Rachel’s difficulties had begun many years before when she was just a teenager with more than her share of admirers around Harrodsburg, Kentucky. Described by a contemporary as of “medium height, [with a] beautifully moulded form, full red lips rippling with smiles and dimples,”10 she could ride a horse as well as anyone her age, tell the best stories, and dance the fastest.11 Among those who noticed her was Lewis Robards, and when she was eighteen, he married her. The couple went to live with his mother, who reigned as a kind of frontier aristocrat in that part of Kentucky. The elder Mrs. Robards got along well enough with Rachel but Lewis found fault with her every move. Abusive and jealous of even the slightest attention given her by other men, he soon sent her back to her mother. Attempts to patch up the marriage failed, and Rachel resolved to put as much distance as possible between herself and her husband. Neighbors said she feared bodily harm.
On her trip down the Mississippi to stay with relatives, Rachel had the company of two men—an elderly family friend and young Andrew Jackson, a boarder at her mother’s and an open admirer of the daughter. After settling her in Natchez, Andrew returned to Nashville but before long was back at her side. Believing that Lewis Robards had secured a divorce, as he had announced he would do, Rachel and Andrew were married in August 1791.
The young couple had anticipated Robards by some years; after obtaining permission from the Virginia legislature to end his marriage, he had failed to follow through. Whether from simple negligence or from other, more sinister motives, Robards waited three years and then asked for a divorce on the grounds that his wife was then living with another man. As soon as they heard what had happened, the Jacksons promptly remarried, but their mistake furnished their enemies with ammunition for years.
Such legal snags occurred frequently on the frontier and Rachel seems to have troubled herself very little about this one, but Andrew kept his dueling pistols oiled for thirty-seven years. His widowed mother had advised him as a youth not to expect law courts to protect him when words were at issue but to “settle them cases yourself.”12 He may well have smarted from the charge that a gentleman would have verified his bride’s divorce before marrying her; but whatever his reasons, his readiness to fight kept the subject alive long after gossip about it might have died out. In the process of defending his wife’s reputation, he invited many quarrels and received a bullet which he carried in his shoulder for twenty years.13
Rachel’s divorce was more than two decades old when she first accompanied Andrew to Washington in 1815 to celebrate his military victory at New Orleans. The Jackson marriage, although childless, appeared to be a happy one. That the capital gave Rachel such a cool welcome suggests that more than propriety was at issue. Her far bigger sin was her lack of both sophistication and education. As one social arbiter put it, “Mrs. Jackson is … totally uninformed in mind and manners,” adding gratuitously, “although extremely civil in her way.”14
Money was not the issue. Rachel’s parents were of some means, and her father, John Donelson, had served several terms in the Virginia House of Burgesses. But Rachel was a child of the frontier. One of eleven children, she had moved with her family from western Virginia to Tennessee and then to Kentucky, where schools were scarce. Nobody claimed her husband had benefited from much education but he had acquitted himself on the battlefield, an opportunity his wife never had. The same qualities of naturalness and strength that had contributed to his immense popularity and had provided his nickname, “Old Hickory,” became in his wife grounds for ridicule and exclusion. Women, especially the mature ones, were expected to represent culture, etiquette, and sophistication—not unstudied naturalness.

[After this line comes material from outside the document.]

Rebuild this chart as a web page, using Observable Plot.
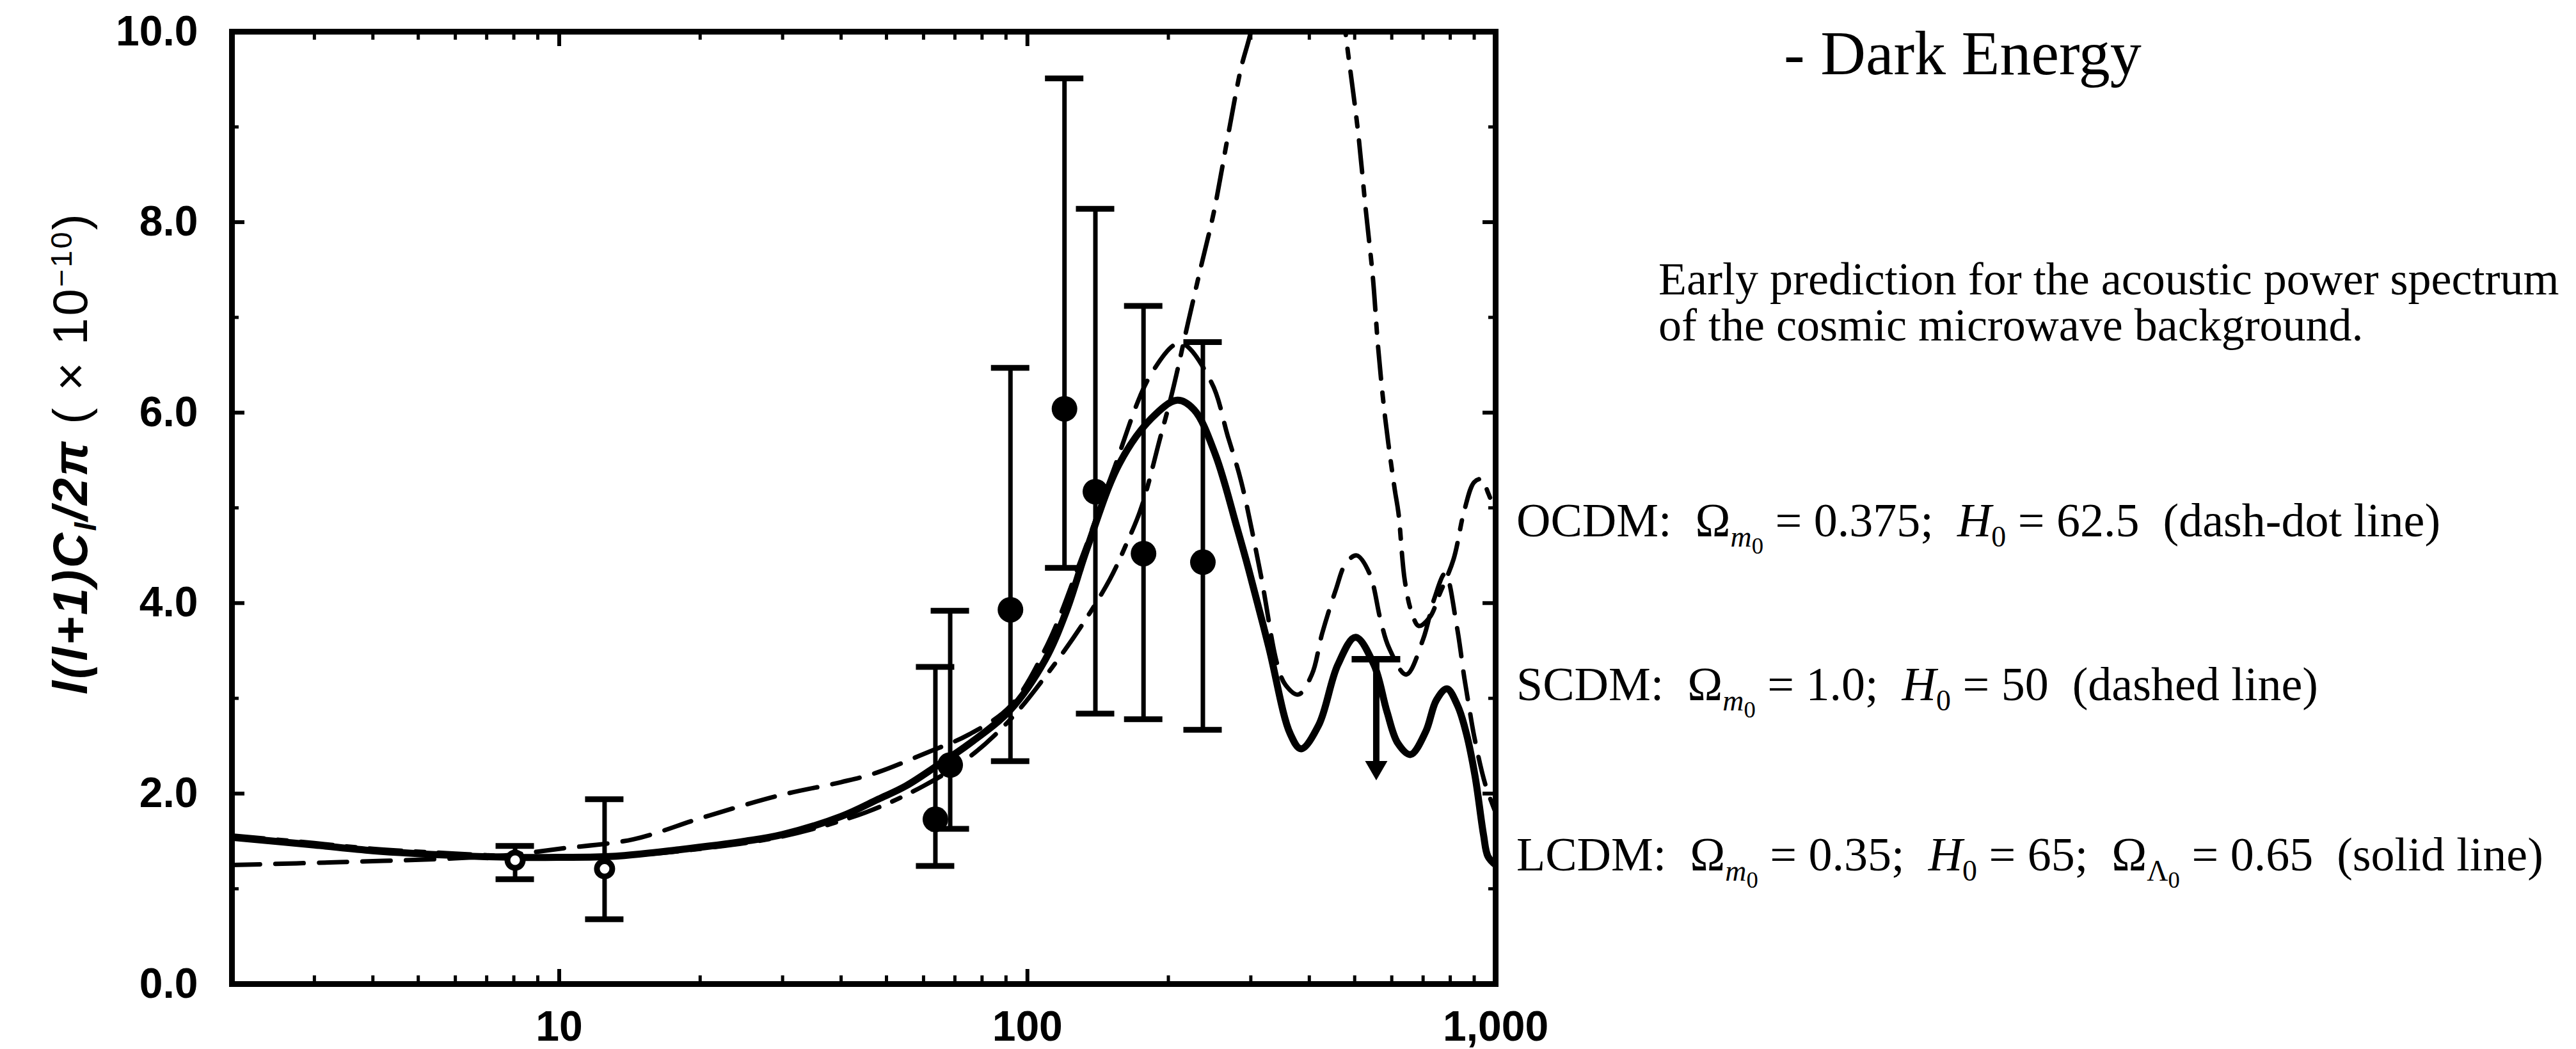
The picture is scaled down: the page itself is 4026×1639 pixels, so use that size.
<!DOCTYPE html>
<html>
<head>
<meta charset="utf-8">
<script src="https://cdn.jsdelivr.net/npm/d3@7"></script>
<script src="https://cdn.jsdelivr.net/npm/@observablehq/plot@0.6"></script>
<style>
html,body{margin:0;padding:0;background:#fff;}
#wrap{position:relative;width:4026px;height:1639px;overflow:hidden;background:#fff;}
#wrap svg{position:absolute;left:0;top:0;}
.t{position:absolute;white-space:nowrap;font-family:"Liberation Serif",serif;color:#000;line-height:1;}
.t sub{font-size:0.62em;vertical-align:-0.34em;line-height:0;}
.t sub sub{font-size:0.8em;vertical-align:-0.3em;}
.ylab{position:absolute;white-space:nowrap;font-family:"Liberation Sans",Arial,sans-serif;font-weight:bold;font-style:italic;color:#000;line-height:1;transform:translate(-50%,-50%) rotate(-90deg);}
.ylab sub{font-size:0.62em;vertical-align:-0.3em;line-height:0;}
.ylab sup{font-size:0.62em;vertical-align:0.5em;line-height:0;}
</style>
</head>
<body>
<div id="wrap"></div>
<script>
// ---------------- data ----------------
// LCDM (solid line)
const lcdmL = [2, 3, 4, 6, 8, 10, 13, 18, 25, 30, 40, 48, 55, 64, 75, 92, 109, 121, 134, 157, 184, 209, 227, 252, 280, 297, 328, 364, 384, 419, 460, 502, 550, 586, 618, 658, 709, 747, 787, 830, 866, 904, 942, 963, 1000];
const lcdmV = [1.54, 1.46, 1.40, 1.35, 1.33, 1.33, 1.34, 1.41, 1.50, 1.57, 1.76, 1.94, 2.08, 2.29, 2.52, 2.88, 3.40, 3.91, 4.57, 5.46, 5.94, 6.13, 6.03, 5.56, 4.80, 4.35, 3.53, 2.63, 2.47, 2.72, 3.35, 3.64, 3.35, 2.86, 2.53, 2.41, 2.65, 2.98, 3.10, 2.92, 2.63, 2.18, 1.57, 1.34, 1.25];
// SCDM (dashed line)
const scdmL = [2, 3.4, 6, 8, 10, 14.4, 20, 29.5, 40, 47.7, 61, 75, 92, 110, 130, 152, 184, 212, 247, 268, 286, 315, 342, 356, 379, 405, 426, 455, 479, 505, 538, 568, 592, 644, 700, 740, 780, 826, 857, 877, 900, 950, 1000];
const scdmV = [1.25, 1.28, 1.32, 1.36, 1.42, 1.52, 1.74, 1.98, 2.12, 2.22, 2.43, 2.62, 2.92, 3.55, 4.45, 5.37, 6.41, 6.73, 6.32, 5.75, 5.28, 4.30, 3.35, 3.14, 3.04, 3.25, 3.68, 4.13, 4.42, 4.50, 4.31, 3.82, 3.53, 3.25, 3.62, 4.05, 4.31, 3.76, 3.22, 2.92, 2.60, 2.10, 1.80];
// OCDM (dash-dot line); NaN marks the part above the plotted range
const ocdmL = [2, 3, 4, 6, 8, 10, 15, 20, 30, 45, 60, 75, 92, 110, 130, 150, 162, 175, 192, 204, 220, 235, 250, 268, 286, 300, 306, 380, 470, 479, 508, 528, 547, 561, 581, 609, 620, 640, 662, 685, 723, 760, 813, 857, 900, 933, 965, 1000];
const ocdmV = [1.56, 1.48, 1.42, 1.37, 1.34, 1.33, 1.36, 1.42, 1.55, 1.80, 2.08, 2.38, 2.78, 3.25, 3.75, 4.25, 4.60, 5.00, 5.73, 6.22, 6.93, 7.54, 8.10, 8.90, 9.62, 10.0, 10.3, NaN, 10.3, 9.95, 8.96, 8.13, 7.41, 6.69, 5.94, 5.19, 4.95, 4.23, 3.90, 3.76, 3.85, 4.10, 4.46, 4.97, 5.27, 5.30, 5.15, 4.95];

// measurements with filled markers
const detL  = [63.6, 68.4, 92, 120, 139.7, 177, 237];
const detV  = [1.73, 2.30, 3.93, 6.04, 5.17, 4.52, 4.43];
const detLo = [1.24, 1.63, 2.34, 4.37, 2.84, 2.78, 2.67];
const detHi = [3.33, 3.92, 6.47, 9.51, 8.14, 7.12, 6.74];
// measurements with open markers
const openL  = [8.05, 12.5];
const openV  = [1.30, 1.21];
const openLo = [1.10, 0.68];
const openHi = [1.45, 1.94];
// upper limit
const ulL = [556];
const ulV = [3.41];
const ulTip = [2.14];

// axes
const yMajor = [0, 2, 4, 6, 8, 10];
const yTickLabels = ["0.0", "2.0", "4.0", "6.0", "8.0", "10.0"];
const yMinor = [1, 3, 5, 7, 9];
const xMajor = [10, 100, 1000];
const xTickLabels = ["10", "100", "1,000"];
const xMinor = [3, 4, 5, 6, 7, 8, 9, 20, 30, 40, 50, 60, 70, 80, 90, 200, 300, 400, 500, 600, 700, 800, 900];

// texts
const titleText = "- Dark Energy";
const captionLines = ["Early prediction for the acoustic power spectrum", "of the cosmic microwave background."];

// ---------------- build ----------------
const lcdm = lcdmL.map((l, i) => ({l, v: lcdmV[i]}));
const scdm = scdmL.map((l, i) => ({l, v: scdmV[i]}));
const ocdm = ocdmL.map((l, i) => ({l, v: ocdmV[i]}));
const det = detL.map((l, i) => ({l, v: detV[i], lo: detLo[i], hi: detHi[i]}));
const opn = openL.map((l, i) => ({l, v: openV[i], lo: openLo[i], hi: openHi[i]}));
const bars = det.concat(opn);
const ul = ulL.map((l, i) => ({l, v: ulV[i], tip: ulTip[i]}));

const W = 4026, H = 1639;
const mL = 362, mR = W - 2337, mT = 49, mB = H - 1537;
const xDom = [2, 1000], yDom = [0, 10];
const pxDec = (W - mL - mR) / Math.log10(xDom[1] / xDom[0]);
const pxUnit = (H - mT - mB) / (yDom[1] - yDom[0]);
const fx = px => Math.pow(10, px / pxDec);
const capF = fx(30);
const ulCapF = fx(38);

const chart = Plot.plot({
  width: W, height: H,
  marginLeft: mL, marginRight: mR, marginTop: mT, marginBottom: mB,
  x: {type: "log", domain: xDom},
  y: {domain: yDom},
  style: {fontFamily: "Liberation Sans, Arial, sans-serif", background: "#fff", color: "#000"},
  marks: [
    Plot.line(ocdm, {x: "l", y: "v", stroke: "#000", strokeWidth: 7, strokeDasharray: "50,22,14,22", curve: "catmull-rom", clip: true}),
    Plot.line(scdm, {x: "l", y: "v", stroke: "#000", strokeWidth: 7, strokeDasharray: "44,24", curve: "catmull-rom", clip: true}),
    Plot.line(lcdm, {x: "l", y: "v", stroke: "#000", strokeWidth: 11, curve: "catmull-rom", clip: true}),
    // error bars
    Plot.ruleX(bars, {x: "l", y1: "lo", y2: "hi", stroke: "#000", strokeWidth: 7}),
    Plot.ruleY(bars, {y: "hi", x1: d => d.l / capF, x2: d => d.l * capF, stroke: "#000", strokeWidth: 9}),
    Plot.ruleY(bars, {y: "lo", x1: d => d.l / capF, x2: d => d.l * capF, stroke: "#000", strokeWidth: 9}),
    Plot.dot(det, {x: "l", y: "v", r: 20, fill: "#000"}),
    Plot.dot(opn, {x: "l", y: "v", r: 12, fill: "#fff", stroke: "#000", strokeWidth: 9}),
    // upper limit
    Plot.ruleY(ul, {y: "v", x1: d => d.l / ulCapF, x2: d => d.l * ulCapF, stroke: "#000", strokeWidth: 10}),
    Plot.ruleX(ul, {x: "l", y1: "v", y2: "tip", insetBottom: 16, stroke: "#000", strokeWidth: 10}),
    Plot.dot(ul, {x: "l", y: "tip", symbol: "triangle", rotate: 180, r: 13, fill: "#000", dy: -20}),
    // inward ticks, left & right
    Plot.ruleY(yMajor.slice(1, -1), {x1: xDom[0], x2: xDom[0] * fx(20), stroke: "#000", strokeWidth: 6}),
    Plot.ruleY(yMinor, {x1: xDom[0], x2: xDom[0] * fx(11), stroke: "#000", strokeWidth: 5}),
    Plot.ruleY(yMajor.slice(1, -1), {x1: xDom[1] / fx(20), x2: xDom[1], stroke: "#000", strokeWidth: 6}),
    Plot.ruleY(yMinor, {x1: xDom[1] / fx(11), x2: xDom[1], stroke: "#000", strokeWidth: 5}),
    // inward ticks, bottom & top
    Plot.ruleX(xMajor.slice(0, -1), {y1: yDom[0], y2: yDom[0] + 23 / pxUnit, stroke: "#000", strokeWidth: 6}),
    Plot.ruleX(xMinor, {y1: yDom[0], y2: yDom[0] + 13 / pxUnit, stroke: "#000", strokeWidth: 5}),
    Plot.ruleX(xMajor.slice(0, -1), {y1: yDom[1] - 23 / pxUnit, y2: yDom[1], stroke: "#000", strokeWidth: 6}),
    Plot.ruleX(xMinor, {y1: yDom[1] - 13 / pxUnit, y2: yDom[1], stroke: "#000", strokeWidth: 5}),
    Plot.frame({stroke: "#000", strokeWidth: 9}),
    Plot.axisX({ticks: xMajor, tickSize: 0, tickPadding: 42, label: null,
      tickFormat: d => xTickLabels[xMajor.indexOf(d)], fontSize: 66, fontWeight: "bold"}),
    Plot.axisY({ticks: yMajor, tickSize: 0, tickPadding: 53, label: null,
      tickFormat: d => yTickLabels[yMajor.indexOf(d)], fontSize: 66, fontWeight: "bold"})
  ]
});

const wrap = document.getElementById("wrap");
wrap.appendChild(chart);

function addText(html, x, baseline, fs, extra) {
  const d = document.createElement("div");
  d.className = "t";
  d.style.left = x + "px";
  d.style.top = (baseline - 0.8375 * fs) + "px";
  d.style.fontSize = fs + "px";
  if (extra) Object.assign(d.style, extra);
  d.innerHTML = html;
  wrap.appendChild(d);
}

addText(titleText, 2788, 116, 98);
addText(captionLines[0], 2592, 460, 72);
addText(captionLines[1], 2592, 532, 72);

const sp = "&nbsp;";
addText(`OCDM:${sp} Ω<sub><i>m</i><sub>0</sub></sub> = 0.375;${sp} <i>H</i><sub>0</sub> = 62.5${sp} (dash-dot line)`, 2370, 838, 74);
addText(`SCDM:${sp} Ω<sub><i>m</i><sub>0</sub></sub> = 1.0;${sp} <i>H</i><sub>0</sub> = 50${sp} (dashed line)`, 2370, 1094, 74);
addText(`LCDM:${sp} Ω<sub><i>m</i><sub>0</sub></sub> = 0.35;${sp} <i>H</i><sub>0</sub> = 65;${sp} Ω<sub>Λ<sub>0</sub></sub> = 0.65${sp} (solid line)`, 2370, 1360, 74);

const yl = document.createElement("div");
yl.className = "ylab";
yl.style.left = "110px";
yl.style.top = "708px";
yl.style.fontSize = "76px";
yl.style.letterSpacing = "3px";
yl.innerHTML = `l(l+1)C<sub>l</sub>/2π <span style="font-weight:normal;font-style:normal">( × 10<sup>−10</sup>)</span>`;
wrap.appendChild(yl);
</script>
</body>
</html>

In no way did Rachel Jackson approach the accepted model of femininity. Nearing fifty by the time she made her first trip out of the Kentucky-Tennessee area, she had become set in her country ways. Tanned, leathery skin had replaced the creamy complexion of her youth. She preferred to ride a horse rather than sit in a carriage, and she cared little for fashions and cosmetics. Outside her family and friends, the Presbyterian church constituted her one interest, and a quiet evening at home smoking a pipe with Andrew remained her idea of
a good time.
Rachel Jackson’s additional transgression against prevailing standards of femininity was her stoutness. A miniature painted of her about 1815 shows a plump woman with dark curls under a lacy cap. Her eyes are placid and resigned rather than sharp or alert. She was, one observer noted, “fat, forty, but not fair.”15 Her girth had already provided a source of amusement in New Orleans, where Rachel had gone to help her husband celebrate his military victory. She had been dazzled by the sights of the city, but the local women had exhibited less enthusiasm for her and they had revived an old French saying to describe her: “She shows how far the skin can be stretched.”16 A cartoon made the rounds of New Orleans: it depicted Rachel being laced, without complete success, into a fashionably small-waisted dress. When she danced with Andrew, someone present described her as “a short, fat dumpling bobbing” opposite him.17
Hardly oblivious to the insults, Rachel preferred staying home. She reluctantly accompanied Andrew to Florida where he served as governor, but she caused him to turn down a subsequent appointment as ambassador to Mexico when she refused to go. Although she would have gladly confined herself to their Hermitage plantation the rest of her life, she braced herself for Washington and made her way there again in 1824 when Andrew took his Senate seat amid speculation that he stood next in line for the presidency.